┌──
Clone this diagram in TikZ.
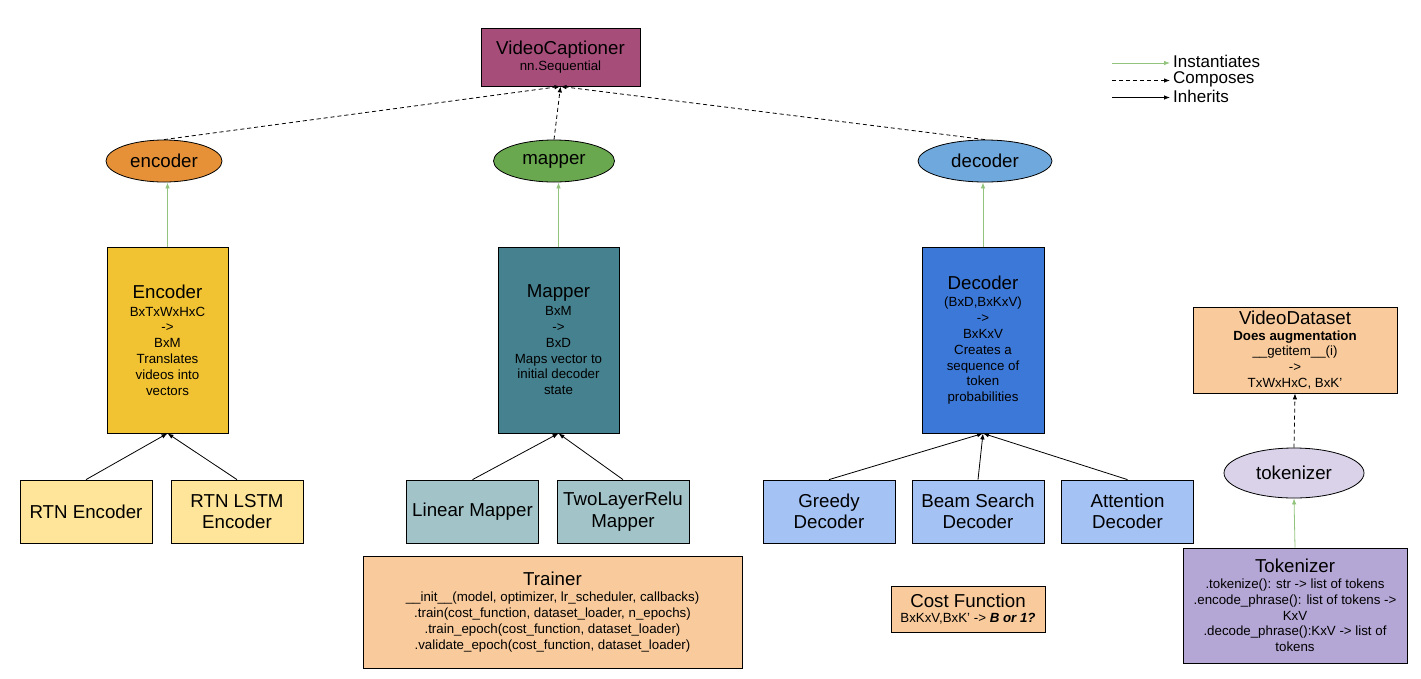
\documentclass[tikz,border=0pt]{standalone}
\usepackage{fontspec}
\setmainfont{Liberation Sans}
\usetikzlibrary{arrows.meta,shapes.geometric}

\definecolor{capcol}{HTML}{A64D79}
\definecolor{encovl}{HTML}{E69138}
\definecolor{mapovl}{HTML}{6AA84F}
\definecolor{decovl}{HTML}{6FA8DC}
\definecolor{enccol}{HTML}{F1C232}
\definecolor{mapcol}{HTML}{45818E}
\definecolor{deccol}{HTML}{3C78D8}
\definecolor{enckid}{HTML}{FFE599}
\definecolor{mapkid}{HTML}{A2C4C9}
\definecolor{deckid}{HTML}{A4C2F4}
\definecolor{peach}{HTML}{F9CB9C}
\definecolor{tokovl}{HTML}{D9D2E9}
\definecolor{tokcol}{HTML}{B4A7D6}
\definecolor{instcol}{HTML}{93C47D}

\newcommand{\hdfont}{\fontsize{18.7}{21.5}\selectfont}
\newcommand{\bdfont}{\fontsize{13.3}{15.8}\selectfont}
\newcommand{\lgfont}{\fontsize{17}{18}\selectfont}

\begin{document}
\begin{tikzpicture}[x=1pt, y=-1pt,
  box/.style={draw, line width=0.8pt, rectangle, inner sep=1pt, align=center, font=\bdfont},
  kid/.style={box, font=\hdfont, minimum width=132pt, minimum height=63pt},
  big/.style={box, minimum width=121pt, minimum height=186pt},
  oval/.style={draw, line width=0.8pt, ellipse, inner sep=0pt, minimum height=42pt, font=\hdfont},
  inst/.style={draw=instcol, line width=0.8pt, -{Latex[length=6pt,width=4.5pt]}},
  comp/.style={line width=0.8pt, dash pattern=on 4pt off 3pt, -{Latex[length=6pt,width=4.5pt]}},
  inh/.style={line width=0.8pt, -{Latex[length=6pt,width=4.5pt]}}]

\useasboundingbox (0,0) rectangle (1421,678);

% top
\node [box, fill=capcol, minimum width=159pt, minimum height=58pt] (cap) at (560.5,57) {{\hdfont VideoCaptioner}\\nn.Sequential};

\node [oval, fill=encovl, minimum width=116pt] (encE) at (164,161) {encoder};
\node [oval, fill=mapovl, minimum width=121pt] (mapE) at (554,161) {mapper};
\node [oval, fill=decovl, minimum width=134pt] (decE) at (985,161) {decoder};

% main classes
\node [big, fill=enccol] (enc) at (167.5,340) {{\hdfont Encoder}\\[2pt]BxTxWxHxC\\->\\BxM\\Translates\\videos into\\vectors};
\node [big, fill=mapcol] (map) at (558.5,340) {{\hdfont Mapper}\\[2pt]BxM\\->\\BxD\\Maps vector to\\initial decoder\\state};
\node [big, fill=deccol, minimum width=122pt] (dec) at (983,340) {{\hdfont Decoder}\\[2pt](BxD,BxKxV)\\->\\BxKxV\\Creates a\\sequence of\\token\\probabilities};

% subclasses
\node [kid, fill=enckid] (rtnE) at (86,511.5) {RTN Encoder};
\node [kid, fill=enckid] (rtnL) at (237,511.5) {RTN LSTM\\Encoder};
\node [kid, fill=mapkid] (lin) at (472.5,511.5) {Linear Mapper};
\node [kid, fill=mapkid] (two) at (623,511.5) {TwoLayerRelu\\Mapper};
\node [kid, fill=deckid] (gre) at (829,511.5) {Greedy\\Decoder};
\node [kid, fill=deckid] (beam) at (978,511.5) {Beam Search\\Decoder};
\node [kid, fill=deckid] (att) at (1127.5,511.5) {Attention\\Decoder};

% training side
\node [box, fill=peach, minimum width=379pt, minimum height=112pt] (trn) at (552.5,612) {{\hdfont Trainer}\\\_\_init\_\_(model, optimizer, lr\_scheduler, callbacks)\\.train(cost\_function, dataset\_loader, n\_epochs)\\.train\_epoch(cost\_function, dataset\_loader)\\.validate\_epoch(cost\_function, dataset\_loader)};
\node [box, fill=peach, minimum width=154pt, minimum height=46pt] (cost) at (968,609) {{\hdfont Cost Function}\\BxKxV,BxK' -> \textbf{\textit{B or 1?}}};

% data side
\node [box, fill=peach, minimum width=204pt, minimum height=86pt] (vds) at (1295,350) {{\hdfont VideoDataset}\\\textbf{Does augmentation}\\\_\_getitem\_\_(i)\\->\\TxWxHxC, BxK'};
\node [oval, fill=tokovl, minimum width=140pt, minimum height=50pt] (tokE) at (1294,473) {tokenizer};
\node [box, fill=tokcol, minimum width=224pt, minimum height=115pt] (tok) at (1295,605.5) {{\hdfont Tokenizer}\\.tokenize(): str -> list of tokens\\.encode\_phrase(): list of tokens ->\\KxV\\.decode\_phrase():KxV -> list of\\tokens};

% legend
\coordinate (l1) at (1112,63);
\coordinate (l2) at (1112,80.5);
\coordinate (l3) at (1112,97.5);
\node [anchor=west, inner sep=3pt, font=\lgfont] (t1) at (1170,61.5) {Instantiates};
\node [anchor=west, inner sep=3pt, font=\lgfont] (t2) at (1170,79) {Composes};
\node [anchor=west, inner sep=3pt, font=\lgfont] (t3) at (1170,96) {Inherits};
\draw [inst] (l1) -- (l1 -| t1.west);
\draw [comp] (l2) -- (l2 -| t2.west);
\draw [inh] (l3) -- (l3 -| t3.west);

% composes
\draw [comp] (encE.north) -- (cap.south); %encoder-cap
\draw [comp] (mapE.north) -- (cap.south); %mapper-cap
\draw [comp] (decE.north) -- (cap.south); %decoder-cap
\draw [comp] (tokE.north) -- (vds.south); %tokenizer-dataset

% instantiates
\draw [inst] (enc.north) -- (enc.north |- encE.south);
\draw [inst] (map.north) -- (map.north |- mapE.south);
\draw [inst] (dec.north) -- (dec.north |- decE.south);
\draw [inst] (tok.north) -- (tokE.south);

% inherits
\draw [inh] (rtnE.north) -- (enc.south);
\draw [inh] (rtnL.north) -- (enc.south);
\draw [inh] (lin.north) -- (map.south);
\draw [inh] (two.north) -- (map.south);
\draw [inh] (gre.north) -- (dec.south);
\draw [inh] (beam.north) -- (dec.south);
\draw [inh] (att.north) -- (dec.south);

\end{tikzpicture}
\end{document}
└──
> [Directive] Extract, word for word, each line from the top of the data down to and including the line with "(0,0) rectangle (1421,678);"; skip the pictures.

> [Written solution]
Clone this diagram in TikZ.
\documentclass[tikz,border=0pt]{standalone}
\usepackage{fontspec}
\setmainfont{Liberation Sans}
\usetikzlibrary{arrows.meta,shapes.geometric}

\definecolor{capcol}{HTML}{A64D79}
\definecolor{encovl}{HTML}{E69138}
\definecolor{mapovl}{HTML}{6AA84F}
\definecolor{decovl}{HTML}{6FA8DC}
\definecolor{enccol}{HTML}{F1C232}
\definecolor{mapcol}{HTML}{45818E}
\definecolor{deccol}{HTML}{3C78D8}
\definecolor{enckid}{HTML}{FFE599}
\definecolor{mapkid}{HTML}{A2C4C9}
\definecolor{deckid}{HTML}{A4C2F4}
\definecolor{peach}{HTML}{F9CB9C}
\definecolor{tokovl}{HTML}{D9D2E9}
\definecolor{tokcol}{HTML}{B4A7D6}
\definecolor{instcol}{HTML}{93C47D}

\newcommand{\hdfont}{\fontsize{18.7}{21.5}\selectfont}
\newcommand{\bdfont}{\fontsize{13.3}{15.8}\selectfont}
\newcommand{\lgfont}{\fontsize{17}{18}\selectfont}

\begin{document}
\begin{tikzpicture}[x=1pt, y=-1pt,
  box/.style={draw, line width=0.8pt, rectangle, inner sep=1pt, align=center, font=\bdfont},
  kid/.style={box, font=\hdfont, minimum width=132pt, minimum height=63pt},
  big/.style={box, minimum width=121pt, minimum height=186pt},
  oval/.style={draw, line width=0.8pt, ellipse, inner sep=0pt, minimum height=42pt, font=\hdfont},
  inst/.style={draw=instcol, line width=0.8pt, -{Latex[length=6pt,width=4.5pt]}},
  comp/.style={line width=0.8pt, dash pattern=on 4pt off 3pt, -{Latex[length=6pt,width=4.5pt]}},
  inh/.style={line width=0.8pt, -{Latex[length=6pt,width=4.5pt]}}]

\useasboundingbox (0,0) rectangle (1421,678);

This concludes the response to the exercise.